Artificial intelligence can produce impressive images, but it isn’t uncommon for these images to have weird problems, such as people with too many teeth or cityscapes with Escher-style street layouts. Google Gemini is working on upgrading its AI image creation feature to fix those sorts of problems, as first spotted in unfinished code by Android Authority. It appears a fine-tuning capability is on its way, which will allow users to make detailed edits to their AI-generated images.
Google Gemini’s text-to-image tools can’t make edits after creating the image right now. Instead, users have to submit new prompts, hoping the new prompt will fix any problems and create something that matches what they want to see. That can be especially tedious if there’s only a small but still distracting error. According to the uncovered code, Gemini’s fine-tuning feature will address the need for limited changes with two editing methods.

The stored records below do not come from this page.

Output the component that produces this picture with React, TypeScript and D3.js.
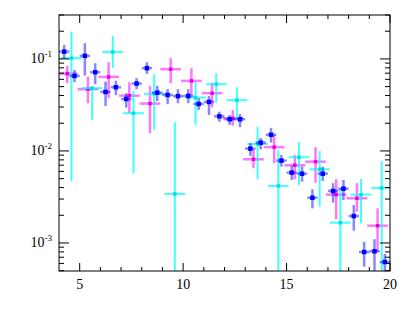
import React from 'react';
import * as d3 from 'd3';

// blue series, bins of 0.5
const blueX = [4.25, 4.75, 5.25, 5.75, 6.25, 6.75, 7.25, 7.75, 8.25, 8.75, 9.25, 9.75, 10.25, 10.75, 11.25, 11.75,
    12.25, 12.75, 13.25, 13.75, 14.25, 14.75, 15.25, 15.75, 16.25, 16.75, 17.25, 17.75, 18.25, 18.75, 19.25, 19.75];
const blueY = [0.120, 0.0653, 0.108, 0.0717, 0.0438, 0.0492, 0.0367, 0.054, 0.0793, 0.043, 0.0406, 0.0394, 0.0396, 0.0324, 0.0341, 0.0238,
    0.0221, 0.0221, 0.0106, 0.0123, 0.0150, 0.00785, 0.00581, 0.00566, 0.0031, 0.00566, 0.00367, 0.00389, 0.00196, 0.000798, 0.000812, 0.000621];
const blueLo = [0.102, 0.0558, 0.066, 0.0531, 0.0308, 0.0403, 0.0296, 0.0469, 0.0688, 0.0349, 0.0324, 0.033, 0.033, 0.0279, 0.0246, 0.0208,
    0.0192, 0.0181, 0.00883, 0.0104, 0.0123, 0.00675, 0.00484, 0.00464, 0.00238, 0.00472, 0.00274, 0.00293, 0.00136, 0.000552, 0.0004, 0.0004];
const blueHi = [0.142, 0.0759, 0.148, 0.0897, 0.0566, 0.058, 0.0424, 0.0617, 0.092, 0.0509, 0.0469, 0.0469, 0.0469, 0.0374, 0.0396, 0.0267,
    0.0246, 0.0252, 0.0121, 0.0138, 0.0178, 0.00905, 0.00692, 0.00675, 0.00384, 0.00675, 0.00446, 0.00484, 0.00259, 0.00103, 0.0011, 0.000759];

// magenta series, bins of 1
const magX = [4.4, 5.4, 6.4, 7.4, 8.4, 9.4, 10.4, 11.4, 12.4, 13.4, 14.4, 15.4, 16.4, 17.4, 18.4, 19.4];
const magY = [0.0692, 0.0469, 0.0637, 0.0399, 0.0327, 0.0773, 0.0577, 0.0424, 0.0226, 0.00812, 0.0110, 0.00699, 0.00765, 0.00335, 0.00306, 0.00154];
const magLo = [0.0545, 0.033, 0.0374, 0.0257, 0.0156, 0.0545, 0.0406, 0.0299, 0.0188, 0.00649, 0.00735, 0.00492, 0.00452, 0.00181, 0.00219, 0.000803];
const magHi = [0.0839, 0.0643, 0.092, 0.0558, 0.0509, 0.102, 0.0793, 0.0552, 0.0279, 0.0103, 0.0149, 0.00905, 0.011, 0.00492, 0.00446, 0.00238];

// cyan series, bins of 1
const cyanX = [4.6, 5.6, 6.6, 7.6, 8.6, 9.6, 10.6, 11.6, 12.6, 13.6, 14.6, 15.6, 16.6, 17.6, 18.6, 19.6];
const cyanY = [0.102, 0.0481, 0.119, 0.0257, 0.0417, 0.00341, 0.038, 0.0531, 0.0356, 0.0119, 0.00417, 0.00855, 0.00632, 0.00166, 0.00335, 0.00396];
const cyanLo = [0.00472, 0.0217, 0.0793, 0.00573, 0.0169, 0.0003, 0.0192, 0.0335, 0.0227, 0.00492, 0.0003, 0.00427, 0.00248, 0.0003, 0.00164, 0.0003];
const cyanHi = [0.198, 0.05, 0.178, 0.0449, 0.0682, 0.0205, 0.0558, 0.07, 0.0492, 0.0184, 0.0102, 0.01245, 0.01, 0.00393, 0.00496, 0.00778];

const xTicks = [5, 6, 7, 8, 9, 10, 11, 12, 13, 14, 15, 16, 17, 18, 19, 20];
const xLabels = [5, 10, 15, 20];
const yLabels = [-1, -2, -3];

const W = 409, H = 327;
const left = 59, right = 390, top = 15, bottom = 271;

export default function App() {
    const x = d3.scaleLinear().domain([4, 20]).range([left, right]);
    const y = d3.scaleLog().domain([0.000496, 0.30]).range([bottom, top]);
    const yTicks = y.ticks().filter(t => t >= 0.000496 && t <= 0.30);

    const series = [
        { xs: magX, ys: magY, lo: magLo, hi: magHi, hw: 0.5, bar: '#ff3cff', barOp: 0.7, barW: 2.5, mark: '#e600e6', ms: 3.5 },
        { xs: cyanX, ys: cyanY, lo: cyanLo, hi: cyanHi, hw: 0.5, bar: '#00ffff', barOp: 0.75, barW: 2, mark: '#00e0e0', ms: 3.5 },
        { xs: blueX, ys: blueY, lo: blueLo, hi: blueHi, hw: 0.25, bar: '#1010ff', barOp: 0.5, barW: 2.5, mark: '#0000ff', ms: 4.5 },
    ];

    return (
        <svg width={W} height={H} style={{ position: 'absolute', left: 0, top: 0, background: '#fff' }}
            fontFamily="'Liberation Serif', serif">
            <defs>
                <clipPath id="plot"><rect x={left} y={top} width={right - left} height={bottom - top} /></clipPath>
            </defs>
            <g clipPath="url(#plot)">
                {series.map((s, si) => (
                    <g key={si}>
                        {s.xs.map((xv, i) => (
                            <g key={i} stroke={s.bar} strokeOpacity={s.barOp} strokeWidth={s.barW}>
                                <line x1={x(xv - s.hw)} x2={x(xv + s.hw)} y1={y(s.ys[i])} y2={y(s.ys[i])} />
                                <line x1={x(xv)} x2={x(xv)} y1={y(s.lo[i])} y2={y(s.hi[i])} />
                            </g>
                        ))}
                        {s.xs.map((xv, i) => (
                            <rect key={'m' + i} x={x(xv) - s.ms / 2} y={y(s.ys[i]) - s.ms / 2}
                                width={s.ms} height={s.ms} fill={s.mark} />
                        ))}
                    </g>
                ))}
            </g>
            {/* frame */}
            <rect x={left} y={top} width={right - left} height={bottom - top} fill="none" stroke="#000" strokeWidth={1} />
            {/* x ticks, bottom and top */}
            {xTicks.map(t => {
                const len = t % 5 === 0 ? 8 : 4;
                return (
                    <g key={'x' + t} stroke="#000" strokeWidth={1}>
                        <line x1={x(t)} x2={x(t)} y1={bottom} y2={bottom - len} />
                        <line x1={x(t)} x2={x(t)} y1={top} y2={top + len} />
                    </g>
                );
            })}
            {xLabels.map(t => (
                <text key={'xl' + t} x={x(t)} y={289} textAnchor="middle" fontSize={14}>{t}</text>
            ))}
            {/* y ticks, left and right */}
            {yTicks.map((t, i) => {
                const major = Math.abs(Math.log10(t) - Math.round(Math.log10(t))) < 1e-6;
                const len = major ? 10 : 5;
                return (
                    <g key={'y' + i} stroke="#000" strokeWidth={1}>
                        <line x1={left} x2={left + len} y1={y(t)} y2={y(t)} />
                        <line x1={right} x2={right - len} y1={y(t)} y2={y(t)} />
                    </g>
                );
            })}
            {yLabels.map(e => (
                <text key={'yl' + e} x={52} y={y(Math.pow(10, e)) + 4} textAnchor="end" fontSize={14}>
                    10<tspan dy={-6} fontSize={9}>{e}</tspan>
                </text>
            ))}
        </svg>
    );
}
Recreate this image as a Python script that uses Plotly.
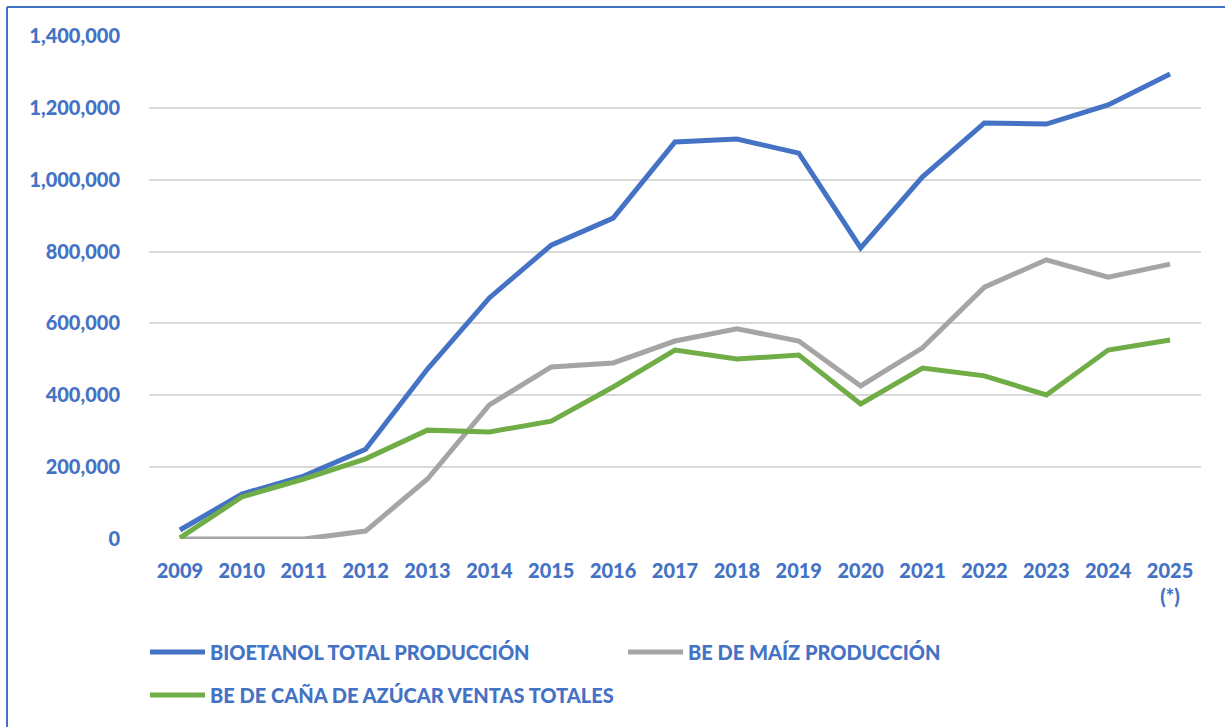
import plotly.graph_objects as go

years = ["2009", "2010", "2011", "2012", "2013", "2014", "2015", "2016", "2017",
         "2018", "2019", "2020", "2021", "2022", "2023", "2024", "2025<br>(*)"]
bioetanol_total = [25000, 125000, 175000, 250000, 473000, 671000, 818000, 893000, 1105000,
                   1113000, 1074000, 810000, 1008000, 1158000, 1155000, 1208000, 1294000]
be_maiz = [0, 0, 0, 22000, 167000, 373000, 479000, 490000, 551000,
           585000, 551000, 426000, 532000, 701000, 777000, 729000, 765000]
be_cana = [3000, 117000, 167000, 223000, 303000, 298000, 328000, 423000, 526000,
           501000, 512000, 376000, 476000, 454000, 401000, 526000, 554000]

series = [
    ("BIOETANOL TOTAL PRODUCCIÓN", bioetanol_total, "#4472C4", "legend"),
    ("BE DE MAÍZ PRODUCCIÓN", be_maiz, "#A5A5A5", "legend"),
    ("BE DE CAÑA DE AZÚCAR VENTAS TOTALES", be_cana, "#70AD47", "legend2"),
]

FONT = "Lato"
BLUE = "#4472C4"
tick_font = dict(family=FONT, color=BLUE, size=20, weight=900)
leg_font = dict(family=FONT, color=BLUE, size=20, weight=900)

fig = go.Figure()
for name, vals, color, leg in series:
    fig.add_trace(go.Scatter(x=years, y=vals, name=name, mode="lines",
                             line=dict(color=color, width=5), legend=leg))

W, H = 1225, 727
L, R, T, B = 149, 24, 36, 188
pw = W - L - R
ph = H - T - B

common_leg = dict(orientation="h", xref="container", yref="container",
                  xanchor="left", yanchor="middle",
                  entrywidth=408, entrywidthmode="pixels",
                  font=leg_font, itemwidth=55, bgcolor="rgba(0,0,0,0)")

fig.update_layout(
    width=W, height=H,
    margin=dict(l=L, r=R, t=T, b=B),
    paper_bgcolor="white", plot_bgcolor="white",
    font=dict(family=FONT, color=BLUE, size=19),
    showlegend=True,
    legend=dict(common_leg, x=145 / W, y=1 - 652 / H),
    legend2=dict(common_leg, x=145 / W, y=1 - 695 / H),
    xaxis=dict(type="category", range=[-0.5, 16.5], showgrid=False,
               showline=False, zeroline=False, ticks="",
               tickfont=tick_font, ticklabelstandoff=18),
    yaxis=dict(range=[0, 1400000], dtick=200000, tickformat=",d",
               showgrid=True, gridcolor="#D9D9D9", gridwidth=1.5,
               zeroline=False, showline=False, ticks="",
               tickfont=tick_font, ticklabelstandoff=28),
    shapes=[
        dict(type="line", xref="paper", yref="paper",
             x0=(7 - L) / pw, x1=(W - L) / pw,
             y0=(H - B - 7) / ph, y1=(H - B - 7) / ph,
             line=dict(color=BLUE, width=2)),
        dict(type="line", xref="paper", yref="paper",
             x0=(7 - L) / pw, x1=(7 - L) / pw,
             y0=(H - B - 7) / ph, y1=-B / ph,
             line=dict(color=BLUE, width=2)),
    ],
)

fig.write_html("out.html", config={"displayModeBar": False},
               post_script="document.body.style.margin='0';")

The first option will let users submit a prompt about an AI-generated image and ask for a change to one aspect. For instance, if you liked the image above but wanted to set it in a city, you could keep the robot and bird but change the background by asking Gemini to move them. The second method described in the code is a more interactive approach. Users could circle the part of the image they want to change using their finger or a stylus. Once the area is selected, they can describe the desired changes, and Gemini will understand that the instructions pertain only to the circled section.
AI Editing Success
These editing tools could particularly benefit those in fields such as graphic design, marketing, and social media, where visual accuracy and quick turnaround times are crucial. Google Gemini can better serve the needs of artists, designers, and casual users who seek to create polished visual content more efficiently. While the exact release date of these features remains uncertain, their appearance in the code suggests it won’t be long coming. It also pairs well with related features like the upcoming Ask Photos image search feature.
Google won’t be the first to deploy editing tools to AI image makers. These methods are largely the same as those available with OpenAI’s Dall-E portfolio of AI image-making models. In ChatGPT, users can ask for adjustments to an already produced image, or they can highlight parts of it and submit a new text prompt adjusting that part of the picture. There are similar features for many AI image creators like Ideogram.ai and Adobe Firefly. Still, Google’s plan to incorporate these fine-tuning tools is a technical jump for Gemini. It marks Google’s ongoing push to match and surpass its rivals at OpenAI, Meta, and elsewhere when it comes to generative AI tools.